Cross-business sustainability fluency and enablement

Sustainable finance today is less about specific products and separate markets and instead a lens for economic activity. In this new configuration, companies will need a strong command of how sustainability and climate activities transpire across their business models and value chains.

For their part, capital providers will need to sharpen their ability to share risk effectively, mobilize capital more efficiently by bringing new solutions to market expediently, and demonstrate sustainable outcomes with credible metrics.

For example, financing a critical minerals project will require not only an assessment of commercial viability, but also an understanding of how the project contributes to supply-chain resilience, energy transition objectives and potential sustainable investment taxonomy eligibility criteria.

Enhanced data quality and governance 

As governments, investors and lenders look to direct capital toward priority sectors and outcomes, organizations will need reliable data systems capable of demonstrating whether an activity qualifies for sustainable financing and whether it is delivering the intended results.

This may include substantiating alignment with sustainable finance taxonomies or tracking outcomes, such as emissions reductions or renewable energy generation.

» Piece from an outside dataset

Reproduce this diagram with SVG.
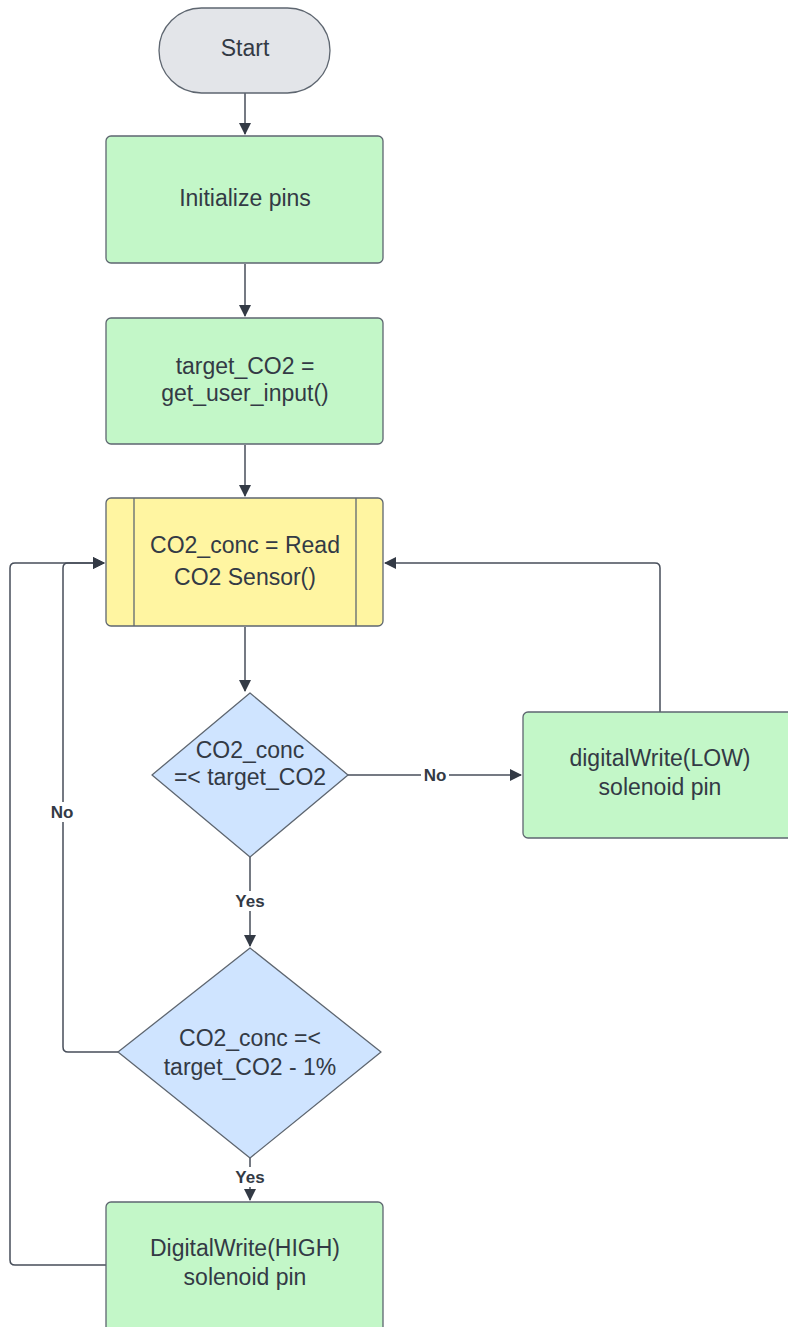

For example, Barclays and ING are already using sophisticated data systems to identify sustainable investment opportunities, assess alignment with sustainability goals and measure outcomes.

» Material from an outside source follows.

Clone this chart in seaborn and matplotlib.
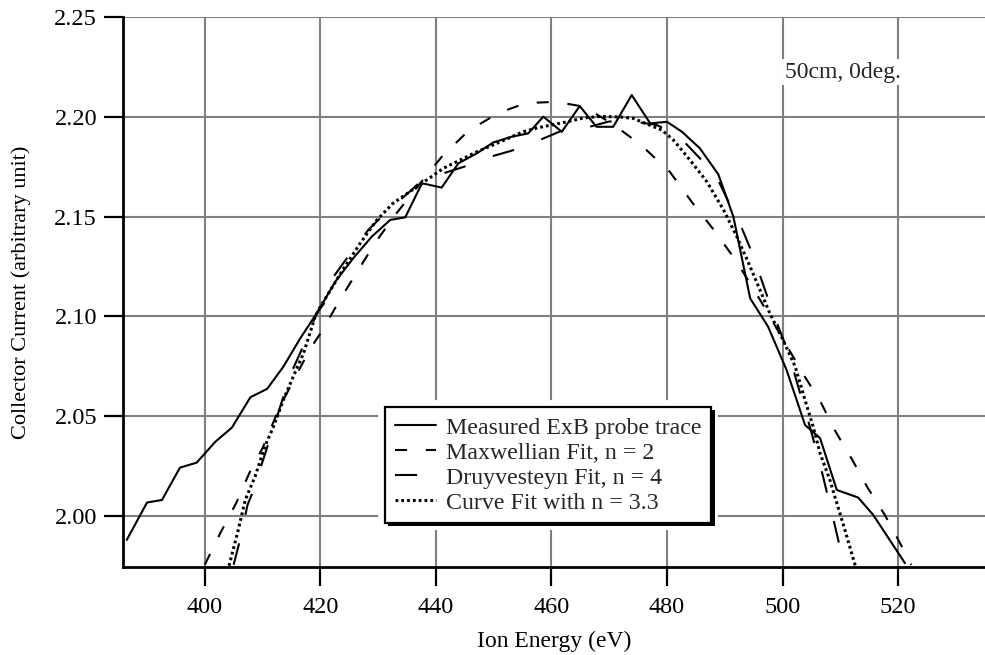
import seaborn as sns
import matplotlib.pyplot as plt
import matplotlib.patheffects as pe

# measured ExB probe trace
energy_meas = [386.5, 390.0, 392.6, 395.7, 398.6, 401.8, 404.7, 407.9, 410.8, 413.6,
               416.5, 419.4, 422.6, 425.7, 428.9, 432.1, 434.7, 437.6, 441.0, 443.9,
               447.1, 449.9, 453.1, 456.0, 458.6, 461.8, 464.9, 467.8, 470.7, 473.9,
               477.1, 480.0, 482.6, 485.7, 488.9, 491.5, 494.4, 497.5, 500.7, 503.9,
               506.5, 509.4, 513.1, 515.7, 521.2]
current_meas = [1.988, 2.0067, 2.008, 2.0242, 2.0267, 2.0371, 2.0443, 2.0595, 2.0637, 2.0748,
                2.0889, 2.1017, 2.1175, 2.1292, 2.1400, 2.1484, 2.1497, 2.1668, 2.1646, 2.1768,
                2.1818, 2.1872, 2.1901, 2.1918, 2.2002, 2.1926, 2.2055, 2.1951, 2.1951, 2.2110,
                2.1968, 2.1976, 2.1926, 2.1843, 2.1712, 2.1500, 2.1091, 2.0949, 2.0732, 2.0456,
                2.0390, 2.0130, 2.0092, 2.0005, 1.9763]

# Maxwellian fit, n = 2
energy_maxw = [400.0, 402.8, 405.5, 407.7, 410.0, 413.0, 416.0, 418.3, 420.5, 423.3,
               426.3, 429.5, 433.0, 436.5, 441.0, 445.6, 450.8, 455.6, 460.8, 465.6,
               470.6, 475.5, 480.5, 484.4, 488.0, 491.7, 495.0, 497.8, 500.5, 503.6,
               506.5, 509.1, 512.0, 514.7, 517.7, 520.5, 522.3]
current_maxw = [1.9755, 1.992, 2.0068, 2.0214, 2.034, 2.0548, 2.0715, 2.084, 2.0936, 2.108,
                2.122, 2.137, 2.151, 2.164, 2.180, 2.193, 2.202, 2.207, 2.2076, 2.2052,
                2.1965, 2.186, 2.1725, 2.157, 2.1438, 2.129, 2.1138, 2.100, 2.0865, 2.071,
                2.0577, 2.0427, 2.0285, 2.0143, 2.0005, 1.9855, 1.9755]

# Druyvesteyn fit, n = 4
energy_druy = [405.0, 406.1, 407.4, 408.1, 410.2, 412.7, 414.8, 416.5, 419.4, 421.1,
               422.3, 424.6, 428.3, 431.8, 435.8, 437.3, 441.0, 444.8, 448.5, 453.1,
               456.6, 462.1, 465.2, 469.9, 473.3, 478.2, 481.7, 485.7, 488.7, 491.2,
               493.0, 495.0, 497.0, 499.0, 501.0, 503.0, 505.0, 507.0, 509.0, 510.6]
current_druy = [1.9755, 1.988, 2.0055, 2.0105, 2.029, 2.0515, 2.0707, 2.0816, 2.1017, 2.1083,
                2.120, 2.1292, 2.1434, 2.1534, 2.1634, 2.1676, 2.1715, 2.175, 2.1793, 2.1831,
                2.1868, 2.1935, 2.194, 2.1977, 2.1982, 2.196, 2.1915, 2.1793, 2.1693, 2.1542,
                2.144, 2.130, 2.113, 2.097, 2.082, 2.062, 2.042, 2.020, 1.996, 1.976]

# curve fit, n = 3.3
energy_fit = [404.2, 405.8, 407.0, 408.7, 410.4, 411.9, 413.6, 415.3, 417.1, 418.2,
              419.1, 420.0, 423.7, 426.9, 429.8, 432.6, 435.5, 438.4, 441.3, 444.2,
              447.1, 449.9, 452.3, 455.0, 457.5, 460.0, 462.7, 465.5, 468.4, 471.9,
              474.2, 476.5, 479.1, 481.1, 482.8, 484.6, 486.9, 489.8, 492.1, 493.9,
              496.1, 497.8, 500.1, 502.2, 503.9, 505.3, 506.5, 508.2, 509.4, 510.8,
              512.3, 512.6]
current_fit = [1.975, 1.993, 2.008, 2.0197, 2.0348, 2.0448, 2.0581, 2.0698, 2.0816, 2.0916,
               2.0999, 2.1049, 2.1225, 2.1367, 2.1484, 2.1568, 2.1626, 2.1684, 2.1743, 2.1784,
               2.1826, 2.186, 2.189, 2.1925, 2.1945, 2.196, 2.1976, 2.1995, 2.2003, 2.200,
               2.1993, 2.1965, 2.1935, 2.1885, 2.1826, 2.1762, 2.1676, 2.1534, 2.140, 2.1283,
               2.1133, 2.1016, 2.0882, 2.0748, 2.0581, 2.0448, 2.0314, 2.018, 2.0064, 1.993,
               1.978, 1.975]

x_ticks = [400, 420, 440, 460, 480, 500, 520]
y_ticks = [2.00, 2.05, 2.10, 2.15, 2.20, 2.25]

sns.set_style("ticks")
plt.rcParams['font.family'] = ['Liberation Serif', 'DejaVu Serif']

fig = plt.figure(figsize=(9.85, 6.55), dpi=100)
ax = fig.add_axes([0.1246, 0.1344, 0.8754, 0.8392])

lw = 1.5
sns.lineplot(x=energy_meas, y=current_meas, ax=ax, color='black', lw=lw,
             estimator=None, sort=False, label='Measured ExB probe trace')
sns.lineplot(x=energy_maxw, y=current_maxw, ax=ax, color='black', lw=lw,
             linestyle=(0, (5.8, 9.0)), estimator=None, sort=False,
             label='Maxwellian Fit, n = 2')
sns.lineplot(x=energy_druy, y=current_druy, ax=ax, color='black', lw=lw,
             linestyle=(0, (10.6, 14.0)), estimator=None, sort=False,
             label='Druyvesteyn Fit, n = 4')
sns.lineplot(x=energy_fit, y=current_fit, ax=ax, color='black', lw=2.2,
             linestyle=(0, (0.9, 1.0)), estimator=None, sort=False,
             label='Curve Fit with n = 3.3')

ax.set_xlim(385.8, 535.05)
ax.set_ylim(1.9744, 2.25)
ax.set_xticks(x_ticks)
ax.set_yticks(y_ticks)
ax.set_yticklabels([f"{v:.2f}" for v in y_ticks])
ax.grid(True, color='#808080', lw=1.5)
ax.set_axisbelow(True)

for s in ['top', 'right']:
    ax.spines[s].set_visible(False)
for s in ['left', 'bottom']:
    ax.spines[s].set_linewidth(2.0)
    ax.spines[s].set_color('black')

ax.tick_params(direction='out', length=13.5, width=1.6, color='black',
               labelsize=17.5, labelcolor='black')
ax.tick_params(axis='x', pad=8)
ax.tick_params(axis='y', pad=5)

ax.set_xlabel('Ion Energy (eV)', fontsize=17, labelpad=9, color='black')
ax.set_ylabel('Collector Current (arbitrary unit)', fontsize=16, labelpad=17,
              color='black')

ax.text(500.4, 2.2225, '50cm, 0deg.', fontsize=17, ha='left', va='center',
        bbox=dict(facecolor='white', edgecolor='none', pad=2))

leg = ax.legend(loc='lower left', bbox_to_anchor=(0.3042, 0.0795), borderaxespad=0,
                fontsize=17.2, handlelength=1.75, handletextpad=0.42, labelspacing=0.14,
                borderpad=0.4, fancybox=False, edgecolor='black', framealpha=1)
frame = leg.get_frame()
frame.set_linewidth(1.6)
frame.set_path_effects([pe.Stroke(linewidth=10, foreground='white'),
                        pe.SimplePatchShadow(offset=(2.2, -2.2), shadow_rgbFace='black',
                                             alpha=1, rho=1),
                        pe.Normal()])

fig.savefig('out.png', dpi=100)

Notably, the demand for decision-useful data coincides with increasing regulatory scrutiny to ensure these claims are credible, such as Canada’s anti-greenwashing laws.

Sustainable finance markets in Canada are poised to play an important role in directing capital flows to national priorities for economic competitiveness and sovereignty. As market participants adapt to a more mature sustainable finance ecosystem, there is considerable opportunity to capture value while building a more competitive, resilient economy and sustainable future.